If you leave your boat parked for just a few weeks the ethanol separates from the gas, and because it is heavier than gas it goes to the bottom of your fuel cell, where your pick up line is located.

What that means is when you fire the motor up you could be running straight, 100 percent ethanol through your engine. Ethanol burns cooler than gas and stresses motors out. It also acts as a solvent, which means all that gook built up in your fuel tank and anything made of plastic or rubber will eventually melt.

Being in the marine business I certainly search for all the possible cures and solutions. I won’t repeat last week’s column but you can read it on The Natchez Democrat’s website.

Not many people know that catfish are pursued by more people than the ever-so popular largemouth bass. Living this close to the Mississippi River and the landlocked oxbows makes this the catfish capital of the South.

The beauty of fishing for catfish is you can do it cheap.

In many cases you can have a great day (or night) fishing from the shore. No gas bills, no boat and less overhead.

You may catch an occasional 20-plus pound catfish from the shore, but to really get serious about cat fishing you need a river boat and a good sonar unit.
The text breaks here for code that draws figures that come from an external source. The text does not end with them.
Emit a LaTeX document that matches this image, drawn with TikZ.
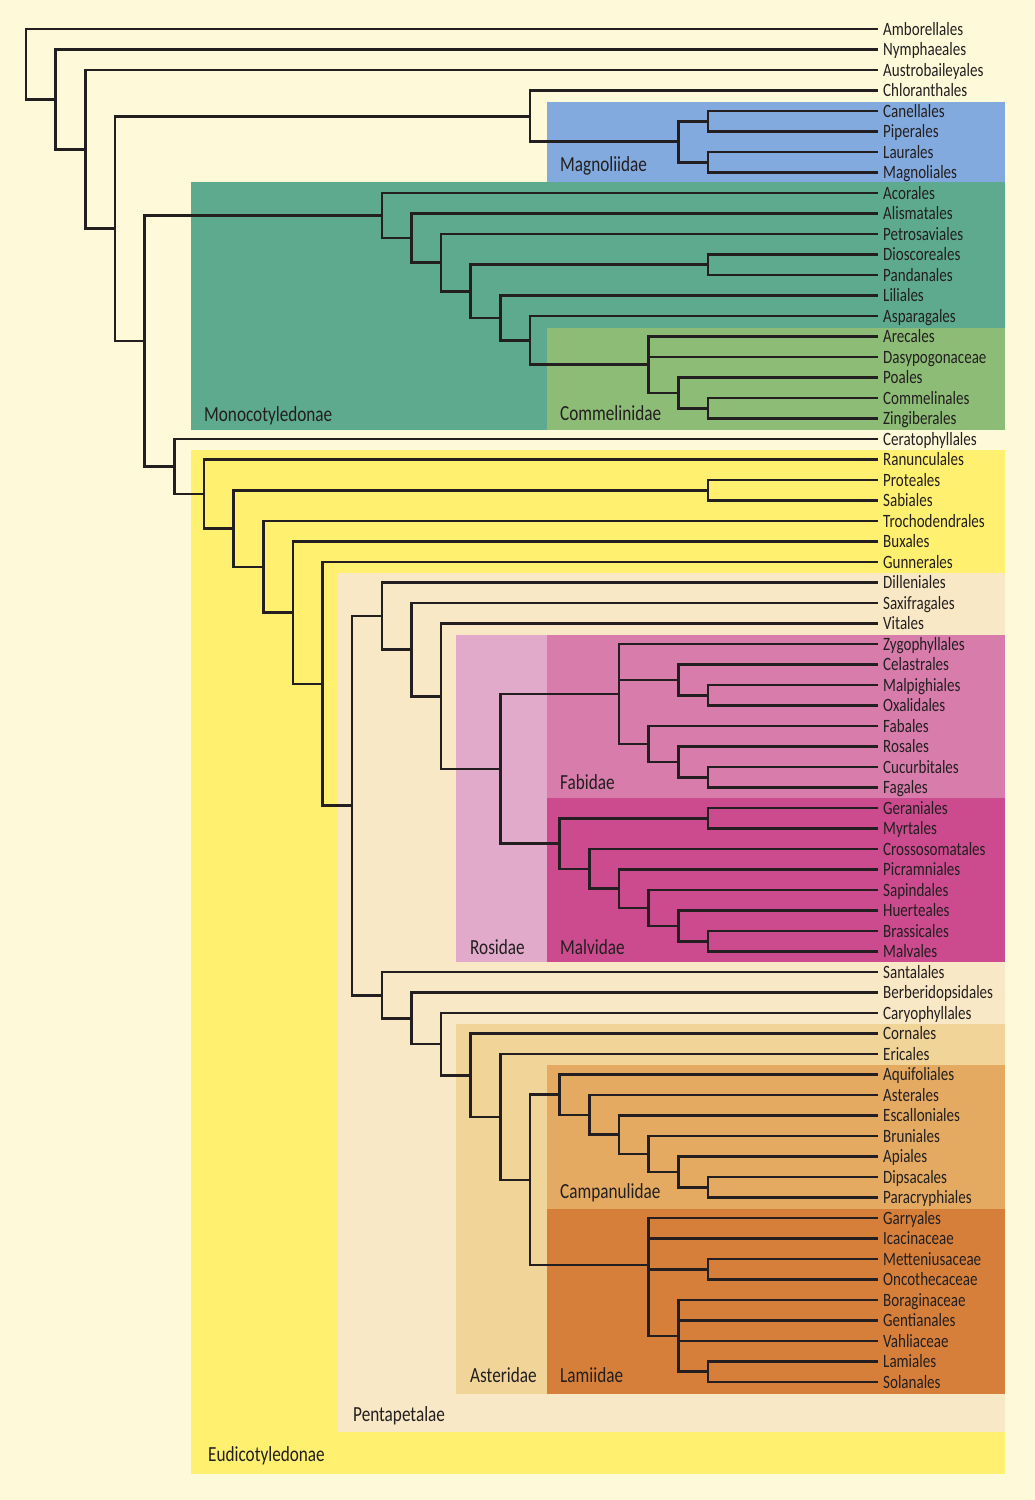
\documentclass[tikz,border=0pt]{standalone}
\usepackage{fontspec}
\setmainfont{Carlito}[FakeStretch=0.8]
\definecolor{bg}{HTML}{FEF9D8}
\definecolor{txt}{HTML}{231F20}
\definecolor{magn}{HTML}{82AADE}
\definecolor{mono}{HTML}{5DAA8F}
\definecolor{comm}{HTML}{8DBC76}
\definecolor{eudi}{HTML}{FFF070}
\definecolor{penta}{HTML}{F9E8C5}
\definecolor{rosi}{HTML}{E1AACA}
\definecolor{fabi}{HTML}{D87CAC}
\definecolor{malv}{HTML}{CC4A8E}
\definecolor{aste}{HTML}{F0D498}
\definecolor{camp}{HTML}{E4AA62}
\definecolor{lami}{HTML}{D67F3A}
\begin{document}
\begin{tikzpicture}[x=1pt,y=-1pt,
  branch/.style={line width=2.6pt, draw=txt, line join=miter, line cap=rect},
  leaf/.style={anchor=west, inner xsep=6pt, inner ysep=0pt, text height=12pt, text depth=0pt, font=\fontsize{18.8}{20}\selectfont, text=txt},
  clade/.style={anchor=base west, inner sep=0pt, font=\fontsize{21.5}{24}\selectfont, text=txt}]
\useasboundingbox (0,0) rectangle (1035,1500);
\fill[bg] (0,0) rectangle (1035,1500);
% clade boxes
\fill[eudi] (191,450) rectangle (1005,1474);
\fill[penta] (338,573) rectangle (1005,1432);
\fill[rosi] (456,635) rectangle (547,962);
\fill[fabi] (547,635) rectangle (1005,798);
\fill[malv] (547,798) rectangle (1005,962);
\fill[aste] (456,1023.5) rectangle (1005,1394);
\fill[camp] (547,1065) rectangle (1005,1209);
\fill[lami] (547,1209) rectangle (1005,1394);
\fill[magn] (547,102) rectangle (1005,182);
\fill[mono] (191,182) rectangle (1005,430);
\fill[comm] (547,327.5) rectangle (1005,430);
% leaves
\foreach \nm [count=\i] in {Amborellales,Nymphaeales,Austrobaileyales,Chloranthales,Canellales,Piperales,Laurales,Magnoliales,Acorales,Alismatales,Petrosaviales,Dioscoreales,Pandanales,Liliales,Asparagales,Arecales,Dasypogonaceae,Poales,Commelinales,Zingiberales,Ceratophyllales,Ranunculales,Proteales,Sabiales,Trochodendrales,Buxales,Gunnerales,Dilleniales,Saxifragales,Vitales,Zygophyllales,Celastrales,Malpighiales,Oxalidales,Fabales,Rosales,Cucurbitales,Fagales,Geraniales,Myrtales,Crossosomatales,Picramniales,Sapindales,Huerteales,Brassicales,Malvales,Santalales,Berberidopsidales,Caryophyllales,Cornales,Ericales,Aquifoliales,Asterales,Escalloniales,Bruniales,Apiales,Dipsacales,Paracryphiales,Garryales,Icacinaceae,Metteniusaceae,Oncothecaceae,Boraginaceae,Gentianales,Vahliaceae,Lamiales,Solanales}
  \node[leaf] (L\i) at (877,{29+20.5*(\i-1)}) {\nm};
% internal nodes
\coordinate (root) at (26,64.2);
\coordinate (a1) at (55.65,99.4);
\coordinate (a2) at (85.3,149.3);
\coordinate (a3) at (114.95,228.6);
\coordinate (mag0) at (530.05,116.3);
\coordinate (mag1) at (678.3,141.6);
\coordinate (mag2) at (707.95,121.25);
\coordinate (mag3) at (707.95,162.25);
\coordinate (a4) at (144.6,341);
\coordinate (mono1) at (381.8,215.5);
\coordinate (mono2) at (411.45,238);
\coordinate (mono3) at (441.1,262.7);
\coordinate (mono4) at (470.75,291.5);
\coordinate (dio) at (707.95,264.75);
\coordinate (mono5) at (500.4,317.9);
\coordinate (mono6) at (530.05,340.3);
\coordinate (com1) at (648.65,364.7);
\coordinate (com2) at (678.3,392.9);
\coordinate (com3) at (707.95,408.25);
\coordinate (a5) at (174.25,466.5);
\coordinate (eu1) at (203.9,494);
\coordinate (eu2) at (233.55,528.5);
\coordinate (pro) at (707.95,490.25);
\coordinate (eu3) at (263.2,566.8);
\coordinate (eu4) at (292.85,612.6);
\coordinate (eu5) at (322.5,683.8);
\coordinate (pen) at (352.15,805.6);
\coordinate (sup1) at (381.8,616);
\coordinate (sup2) at (411.45,649.6);
\coordinate (sup3) at (441.1,696.2);
\coordinate (ros) at (500.4,768.8);
\coordinate (fab) at (619,694);
\coordinate (fab1) at (678.3,679.9);
\coordinate (fab2) at (707.95,695.25);
\coordinate (fab3) at (648.65,743.9);
\coordinate (fab4) at (678.3,761.9);
\coordinate (fab5) at (707.95,777.25);
\coordinate (mal) at (559.7,843.6);
\coordinate (mal1) at (707.95,818.25);
\coordinate (mal2) at (589.35,868.9);
\coordinate (mal3) at (619,888.7);
\coordinate (mal4) at (648.65,907.9);
\coordinate (mal5) at (678.3,925.9);
\coordinate (mal6) at (707.95,941.25);
\coordinate (ast0) at (381.8,995.2);
\coordinate (ast1) at (411.45,1018.3);
\coordinate (ast2) at (441.1,1044.1);
\coordinate (ast3) at (470.75,1075.25);
\coordinate (ast4) at (500.4,1116.9);
\coordinate (ast5) at (530.05,1179.85);
\coordinate (cam) at (559.7,1094.7);
\coordinate (cam1) at (589.35,1114.9);
\coordinate (cam2) at (619,1134.7);
\coordinate (cam3) at (648.65,1153.9);
\coordinate (cam4) at (678.3,1171.9);
\coordinate (cam5) at (707.95,1187.25);
\coordinate (lam) at (648.65,1265);
\coordinate (lam1) at (707.95,1269.25);
\coordinate (lam2) at (678.3,1335.9);
\coordinate (lam3) at (707.95,1371.75);
% branches
\foreach \p/\c in {root/L1.west, root/a1, a1/L2.west, a1/a2, a2/L3.west, a2/a3,
  a3/mag0, a3/a4, mag0/L4.west, mag0/mag1, mag1/mag2, mag1/mag3,
  mag2/L5.west, mag2/L6.west, mag3/L7.west, mag3/L8.west,
  a4/mono1, a4/a5, mono1/L9.west, mono1/mono2, mono2/L10.west, mono2/mono3,
  mono3/L11.west, mono3/mono4, mono4/dio, mono4/mono5, dio/L12.west, dio/L13.west,
  mono5/L14.west, mono5/mono6, mono6/L15.west, mono6/com1,
  com1/L16.west, com1/L17.west, com1/com2, com2/L18.west, com2/com3,
  com3/L19.west, com3/L20.west,
  a5/L21.west, a5/eu1, eu1/L22.west, eu1/eu2, eu2/pro, eu2/eu3,
  pro/L23.west, pro/L24.west, eu3/L25.west, eu3/eu4, eu4/L26.west, eu4/eu5,
  eu5/L27.west, eu5/pen, pen/sup1, pen/ast0,
  sup1/L28.west, sup1/sup2, sup2/L29.west, sup2/sup3, sup3/L30.west, sup3/ros,
  ros/fab, ros/mal, fab/L31.west, fab/fab1, fab/fab3,
  fab1/L32.west, fab1/fab2, fab2/L33.west, fab2/L34.west,
  fab3/L35.west, fab3/fab4, fab4/L36.west, fab4/fab5, fab5/L37.west, fab5/L38.west,
  mal/mal1, mal/mal2, mal1/L39.west, mal1/L40.west, mal2/L41.west, mal2/mal3,
  mal3/L42.west, mal3/mal4, mal4/L43.west, mal4/mal5, mal5/L44.west, mal5/mal6,
  mal6/L45.west, mal6/L46.west,
  ast0/L47.west, ast0/ast1, ast1/L48.west, ast1/ast2, ast2/L49.west, ast2/ast3,
  ast3/L50.west, ast3/ast4, ast4/L51.west, ast4/ast5, ast5/cam, ast5/lam,
  cam/L52.west, cam/cam1, cam1/L53.west, cam1/cam2, cam2/L54.west, cam2/cam3,
  cam3/L55.west, cam3/cam4, cam4/L56.west, cam4/cam5, cam5/L57.west, cam5/L58.west,
  lam/L59.west, lam/L60.west, lam/lam1, lam/lam2, lam1/L61.west, lam1/L62.west,
  lam2/L63.west, lam2/L64.west, lam2/L65.west, lam2/lam3, lam3/L66.west, lam3/L67.west}
  \draw[branch] (\p) |- (\c);
% clade labels
\node[clade] (tMagn) at (560,171.7) {Magnoliidae};
\node[clade] (tMono) at (204,421.7) {Monocotyledonae};
\node[clade] (tComm) at (560,420.5) {Commelinidae};
\node[clade] (tFabi) at (560,789.3) {Fabidae};
\node[clade] (tRosi) at (470,954) {Rosidae};
\node[clade] (tMalv) at (560,954) {Malvidae};
\node[clade] (tCamp) at (560,1198.3) {Campanulidae};
\node[clade] (tAste) at (470,1382.7) {Asteridae};
\node[clade] (tLami) at (560,1382.7) {Lamiidae};
\node[clade] (tPent) at (353,1421.7) {Pentapetalae};
\node[clade] (tEudi) at (208,1461) {Eudicotyledonae};
\end{tikzpicture}
\end{document}
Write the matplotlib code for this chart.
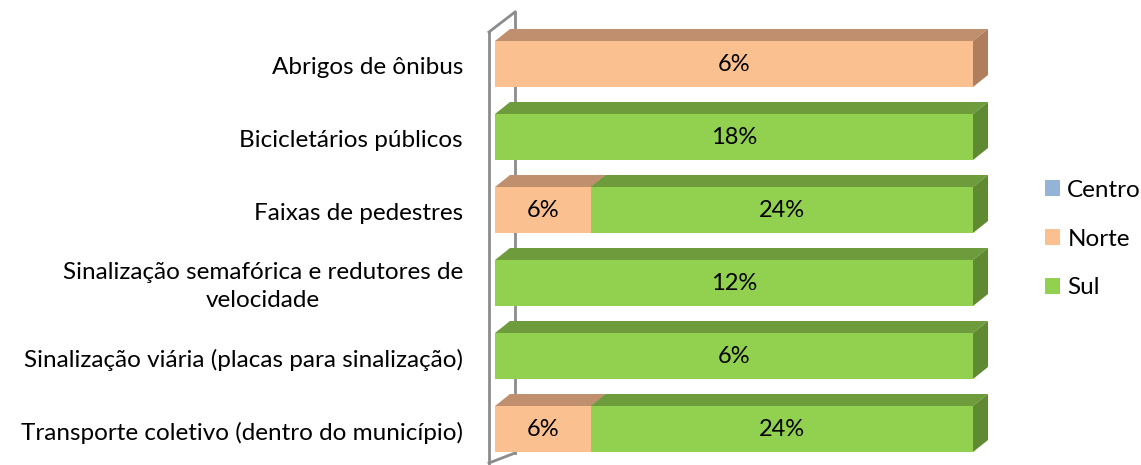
import numpy as np
import matplotlib
matplotlib.use("Agg")
import matplotlib.pyplot as plt
from matplotlib.patches import Polygon, Patch

# data
categories = [
    "Abrigos de ônibus",
    "Bicicletários públicos",
    "Faixas de pedestres",
    "Sinalização semafórica e redutores de\nvelocidade",
    "Sinalização viária (placas para sinalização)",
    "Transporte coletivo (dentro do município)",
]
series = ["Centro", "Norte", "Sul"]
centro = [0, 0, 0, 0, 0, 0]
norte = [6, 0, 6, 0, 0, 6]
sul = [0, 18, 24, 12, 6, 24]

front_cols = {"Centro": "#95B3D7", "Norte": "#FAC090", "Sul": "#92D050"}
top_cols = {"Centro": "#7791B0", "Norte": "#BF8F6E", "Sul": "#6E9B3C"}
side_cols = {"Centro": "#6A84A3", "Norte": "#B07E5C", "Sul": "#5F8A32"}

plt.rcParams['font.family'] = ['Lato', 'DejaVu Sans']

fig = plt.figure(figsize=(11.41, 4.65), dpi=100)
ax = fig.add_axes([0, 0, 1, 1])
ax.axis('off')

# pixel mapping: x=0 -> 495px, x=1 -> 973px ; row i centre at 64 + 73*i px
px_x = 478.0
px_y = 73.0
ax.set_xlim(-495 / px_x, (1141 - 495) / px_x)
ax.set_ylim((465 - 64) / px_y, -64 / px_y)

h = 46 / px_y
dx = 15 / px_x
dy = 12 / px_y

# wall (left side panel)
wx0 = -6 / px_x
wx1 = 20 / px_x
wtop0 = (32 - 64) / px_y
wtop1 = (12 - 64) / px_y
wbot0 = (465 - 64) / px_y
wbot1 = (453 - 64) / px_y
ax.plot([wx1, wx1], [wtop1, wbot1], color="#8C8C8C", lw=2, zorder=1)
ax.plot([wx0, wx1], [wtop0, wtop1], color="#8C8C8C", lw=2, zorder=1)
ax.plot([wx0, wx0], [wtop0, wbot0 + 0.1], color="#8C8C8C", lw=2, zorder=1)
ax.plot([wx0, wx1], [(463 - 64) / px_y, wbot1], color="#8C8C8C", lw=2, zorder=1)

vals = {"Centro": centro, "Norte": norte, "Sul": sul}
for i in range(len(categories)):
    total = sum(vals[s][i] for s in series)
    left = 0.0
    top = i - h / 2
    bot = i + h / 2
    for s in series:
        v = vals[s][i]
        if v == 0:
            continue
        w = v / total
        r = left + w
        ax.add_patch(Polygon([(left, top), (r, top), (r + dx, top - dy), (left + dx, top - dy)],
                             closed=True, fc=top_cols[s], ec='none', zorder=3))
        ax.add_patch(Polygon([(r, top), (r + dx, top - dy), (r + dx, bot - dy), (r, bot)],
                             closed=True, fc=side_cols[s], ec='none', zorder=3))
        ax.add_patch(Polygon([(left, top), (r, top), (r, bot), (left, bot)],
                             closed=True, fc=front_cols[s], ec='none', zorder=4))
        ax.text(left + w / 2, i, f"{v}%", ha='center', va='center', fontsize=17, zorder=5)
        left = r
    ax.text(-32 / px_x, i + 0.05, categories[i], ha='right', va='center', fontsize=17.5,
            multialignment='center', linespacing=1.45)

handles = [Patch(fc=front_cols[s], ec='none') for s in series]
fig.legend(handles, series, loc='center left', bbox_to_anchor=(1045 / 1141, 1 - 239 / 465),
           frameon=False, fontsize=17.5, handlelength=0.62, handleheight=0.62,
           handletextpad=0.3, labelspacing=1.15, borderpad=0, borderaxespad=0)

fig.savefig("out.png", dpi=100)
You can find the fish on the sonar instead of poking around and waiting on the fish to find you.

Anyone can go out, bait up with a gob of red worms and tight line and catch some catfish.

To catch the giants you have to know how to use sonar, know the river stages and where to be at what level plus a host of other things.

I classify giants as anything over 30 to 35 pounds. My largest to date is a 64-pound flathead and my largest blue cat weighed 48 pounds.

The blue fought twice as hard as the flathead and it bit me when I got it in the boat. Blues are tough fish and they like cut bait or anything that really stinks.

Flatheads prefer live bait.

Right now I’m selling 15 to 20 pounds of goldfish a week and the season just started.

That’s like 90 goldfish proof that many people prefer to fish for big catfish.

As the bass fishing just keeps getting tougher and tougher more and more people will began to look for a trophy species that actually live in our area rivers and lakes — the catfish.

Just keep in mind you cannot catch what is not there. So why not fish for something that’s there and easy to catch and could weigh more than 100 pounds!